A federal lawsuit filed Tuesday alleges that Republicans who control the North Carolina legislature drew discriminatory maps for congressional and state legislative districts by diluting the power of the state’s Black voters.
The lawsuit from the NAACP’s state chapter, Common Cause and several individual Black voters is the latest to challenge new districts enacted in late October that cement Republican power in the swing state.
But the outcome of this litigation will not affect the partisan balance in the US House of Representatives after next year’s congressional contests because the lawsuit is not challenging the district lines that will be used in 2024. The candidate filing deadline for next year’s elections expired December 15.
Instead, the plaintiffs say they are hoping for new maps ahead of the 2026 election.
The complaint alleges that Republican lawmakers, who hold a supermajority in the North Carolina General Assembly, “targeted Black voting precincts with surgical precision throughout the state … to achieve preferred district lines that diminish Black voters’ ability to elect candidates of their choice at all levels of government.”
In a statement, Deborah Maxwell, president of the NAACP’s North Carolina State Conference, said lawmakers knowingly sought to erode “the power of Black voters, power that was fought for over decades of violent discrimination and suffering.”

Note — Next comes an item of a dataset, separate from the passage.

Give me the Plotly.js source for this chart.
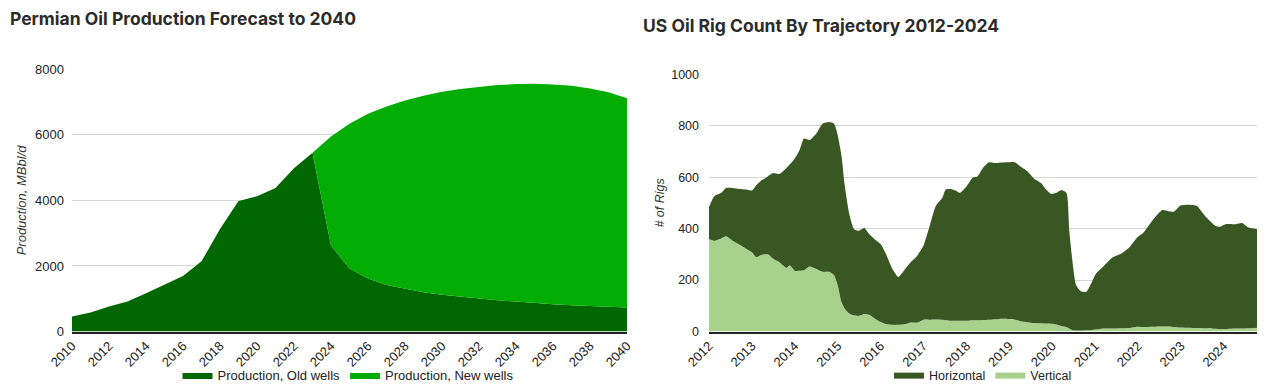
<!DOCTYPE html>
<html>
<head>
<meta charset="utf-8">
<script src="https://cdn.plot.ly/plotly-3.0.1.min.js"></script>
<style>
html,body{margin:0;padding:0;background:#fff;}
#chart{width:1270px;height:390px;}
</style>
</head>
<body>
<div id="chart"></div>
<script>
// ---- Permian production forecast (MBbl/d) ----
const permianYears = [2010,2011,2012,2013,2014,2015,2016,2017,2018,2019,2020,2021,2022,2023,2024,2025,2026,2027,2028,2029,2030,2031,2032,2033,2034,2035,2036,2037,2038,2039,2040];
const oldWells = [462,583,764,915,1166,1437,1698,2141,3126,3980,4131,4382,4985,5457,2623,1920,1618,1417,1296,1196,1126,1065,1005,955,915,864,834,804,774,744,734];
const newWells = [0,0,0,0,0,0,0,0,0,0,0,0,0,0,3327,4422,5025,5447,5749,6000,6190,6332,6462,6562,6633,6694,6704,6693,6643,6553,6381];
const permianTicks = [2010,2012,2014,2016,2018,2020,2022,2024,2026,2028,2030,2032,2034,2036,2038,2040];

// ---- US oil rig count by trajectory ----
const rigDates = ["2012-01-01","2012-02-15","2012-04-15","2012-05-25","2012-07-20","2012-09-15","2012-11-15",
"2013-01-01","2013-02-05","2013-03-20","2013-05-15","2013-07-01","2013-08-20","2013-10-20","2013-11-20",
"2014-01-01","2014-02-10","2014-03-20","2014-05-05","2014-07-01","2014-08-25","2014-10-20","2014-12-01",
"2015-01-01","2015-02-01","2015-03-01","2015-04-10","2015-05-20","2015-07-01","2015-08-15","2015-09-25","2015-11-08",
"2016-01-01","2016-02-15","2016-04-10","2016-06-01","2016-07-20","2016-09-15","2016-11-10",
"2017-01-01","2017-02-18","2017-04-15","2017-06-10","2017-07-08","2017-08-20","2017-10-01","2017-11-05",
"2018-01-01","2018-02-25","2018-04-05","2018-05-20","2018-07-12","2018-09-08","2018-11-03",
"2019-01-01","2019-02-15","2019-04-07","2019-06-05","2019-08-01","2019-09-28","2019-11-10","2019-12-25",
"2020-02-05","2020-03-18","2020-05-01","2020-05-26","2020-06-24","2020-07-23","2020-09-01","2020-10-16","2020-11-28",
"2021-01-08","2021-03-07","2021-05-31","2021-08-08","2021-10-20","2021-12-25",
"2022-02-17","2022-05-01","2022-07-27","2022-09-20","2022-11-03","2022-12-28",
"2023-03-10","2023-05-18","2023-07-26","2023-10-22","2023-12-01",
"2024-01-15","2024-04-08","2024-06-05","2024-07-30","2024-10-10"];
const verticalRigs = [360,353,362,370,353,338,321,
308,289,298,300,283,270,248,257,
236,236,238,253,244,232,232,219,
180,116,90,70,62,61,68,65,52,
37,29,26,26,28,35,35,
46,46,47,46,44,42,42,42,
42,44,44,45,46,48,50,
49,47,40,36,33,32,31,30,
27,22,18,12,5,4,4,5,6,
8,12,12,13,14,19,
18,19,20,20,18,16,
15,14,13,11,10,
10,12,12,13,15];
const horizontalRigs = [124,173,177,188,205,216,231,
240,279,288,303,333,342,387,393,
437,469,512,491,525,576,582,589,
583,570,481,386,336,331,334,314,308,
303,273,218,186,210,235,261,
288,358,441,474,508,512,506,497,
522,555,559,590,612,607,607,
609,611,601,586,561,545,521,505,
512,528,521,380,259,176,153,149,181,
217,239,277,289,314,347,
367,411,452,448,448,474,
478,474,436,400,397,
407,405,410,391,383];

const W = 1270, H = 390;
const px = v => v / W;
const py = v => 1 - v / H;

const tickFont = {family: 'Liberation Sans, Arial, sans-serif', size: 13, color: '#222'};
const titleFont = {family: 'Inter, sans-serif', size: 17.5, weight: 700, color: '#2b2b2b'};

const traces = [
  {x: permianYears, y: oldWells, name: 'Production, Old wells', type: 'scatter', mode: 'lines',
   stackgroup: 'perm', line: {width: 0, color: '#016801'}, fillcolor: '#016801',
   xaxis: 'x', yaxis: 'y', legend: 'legend', legendrank: 1, hoverinfo: 'x+y+name'},
  {x: permianYears, y: newWells, name: 'Production, New wells', type: 'scatter', mode: 'lines',
   stackgroup: 'perm', line: {width: 0, color: '#03ad03'}, fillcolor: '#03ad03',
   xaxis: 'x', yaxis: 'y', legend: 'legend', legendrank: 2, hoverinfo: 'x+y+name'},
  {x: rigDates, y: verticalRigs, name: 'Vertical', type: 'scatter', mode: 'lines',
   stackgroup: 'rigs', line: {width: 0, color: '#a9d18e', shape: 'spline', smoothing: 0.6}, fillcolor: '#a9d18e',
   xaxis: 'x2', yaxis: 'y2', legend: 'legend2', legendrank: 2},
  {x: rigDates, y: horizontalRigs, name: 'Horizontal', type: 'scatter', mode: 'lines',
   stackgroup: 'rigs', line: {width: 0, color: '#385723', shape: 'spline', smoothing: 0.6}, fillcolor: '#385723',
   xaxis: 'x2', yaxis: 'y2', legend: 'legend2', legendrank: 1}
];

const layout = {
  width: W, height: H, autosize: false,
  margin: {l: 0, r: 0, t: 0, b: 0},
  paper_bgcolor: '#fff', plot_bgcolor: '#fff',
  showlegend: true,
  xaxis: {
    domain: [px(72), px(627)], anchor: 'y', range: [2010, 2040],
    tickmode: 'array', tickvals: permianTicks, ticktext: permianTicks.map(String),
    tickangle: -45, tickfont: tickFont, showgrid: false, zeroline: false,
    showline: true, linecolor: '#222', linewidth: 1.5, ticks: '', fixedrange: true
  },
  yaxis: {
    domain: [py(335), py(70)], anchor: 'x', range: [0, 8000], dtick: 2000,
    tickfont: tickFont, gridcolor: '#d6d6d6', gridwidth: 1, zeroline: false, showline: false,
    ticks: '', ticklabelstandoff: 7, fixedrange: true,
    title: {text: 'Production, MBbl/d', font: {family: 'Liberation Sans, Arial, sans-serif', size: 13, style: 'italic', color: '#333'}, standoff: 5}
  },
  xaxis2: {
    domain: [px(709), px(1257)], anchor: 'y2', type: 'date', range: ['2012-01-01', '2024-10-10'],
    tick0: '2012-01-01', dtick: 'M12', tickformat: '%Y',
    tickangle: -45, tickfont: tickFont, showgrid: false, zeroline: false,
    showline: true, linecolor: '#222', linewidth: 1.5, ticks: '', fixedrange: true
  },
  yaxis2: {
    domain: [py(335), py(75)], anchor: 'x2', range: [0, 1000], dtick: 200,
    tickfont: {family: 'Liberation Sans, Arial, sans-serif', size: 12.5, color: '#222'},
    gridcolor: '#d6d6d6', gridwidth: 1, zeroline: false, showline: false,
    ticks: '', ticklabelstandoff: 9, fixedrange: true,
    title: {text: '# of Rigs', font: {family: 'Liberation Sans, Arial, sans-serif', size: 12.5, style: 'italic', color: '#333'}, standoff: 3}
  },
  legend: {
    orientation: 'h', xref: 'paper', yref: 'paper', x: px(348), xanchor: 'center',
    y: py(379), yanchor: 'middle', traceorder: 'normal',
    font: {family: 'Liberation Sans, Arial, sans-serif', size: 13, color: '#222'},
    bgcolor: 'rgba(0,0,0,0)'
  },
  legend2: {
    orientation: 'h', xref: 'paper', yref: 'paper', x: px(983), xanchor: 'center',
    y: py(379), yanchor: 'middle', traceorder: 'normal',
    font: {family: 'Liberation Sans, Arial, sans-serif', size: 12.5, color: '#222'},
    bgcolor: 'rgba(0,0,0,0)'
  },
  annotations: [
    {text: 'Permian Oil Production Forecast to 2040', xref: 'paper', yref: 'paper',
     x: px(8), xanchor: 'left', y: py(19), yanchor: 'middle', showarrow: false, font: titleFont},
    {text: 'US Oil Rig Count By Trajectory 2012-2024', xref: 'paper', yref: 'paper',
     x: px(641), xanchor: 'left', y: py(26), yanchor: 'middle', showarrow: false, font: titleFont}
  ]
};

Plotly.newPlot('chart', traces, layout, {displayModeBar: false});
</script>
</body>
</html>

North Carolina House Speaker Tim Moore and Senate leader Phil Berger, the legislature’s top two Republicans, did not immediately respond to requests for comment. During the recently concluded redistricting process, Republicans who oversaw the map drawing insisted that they never consulted data about race in configuring the new districts.
The congressional map could help Republicans pick up at least three US House seats after next year’s elections. The GOP currently holds a razor-thin majority in the chamber, and redistricting skirmishes around the country could shape which party gains the upper hand next year.
Three House Democrats from North Carolina, whose districts were significantly reshaped by the state legislature, have already announced that they will not seek reelection next year. Moore is running for Congress from one of those newly redrawn districts.
Currently, North Carolina’s congressional delegation is split 7-7 between the political parties under temporary lines imposed by a court that applied only to the 2022 election.
A separate lawsuit filed earlier this month asks a federal court to grant an injunction and block the use of the new congressional map for next year’s elections on grounds that it “intentionally discriminates against minority voters” in violation of the US Constitution.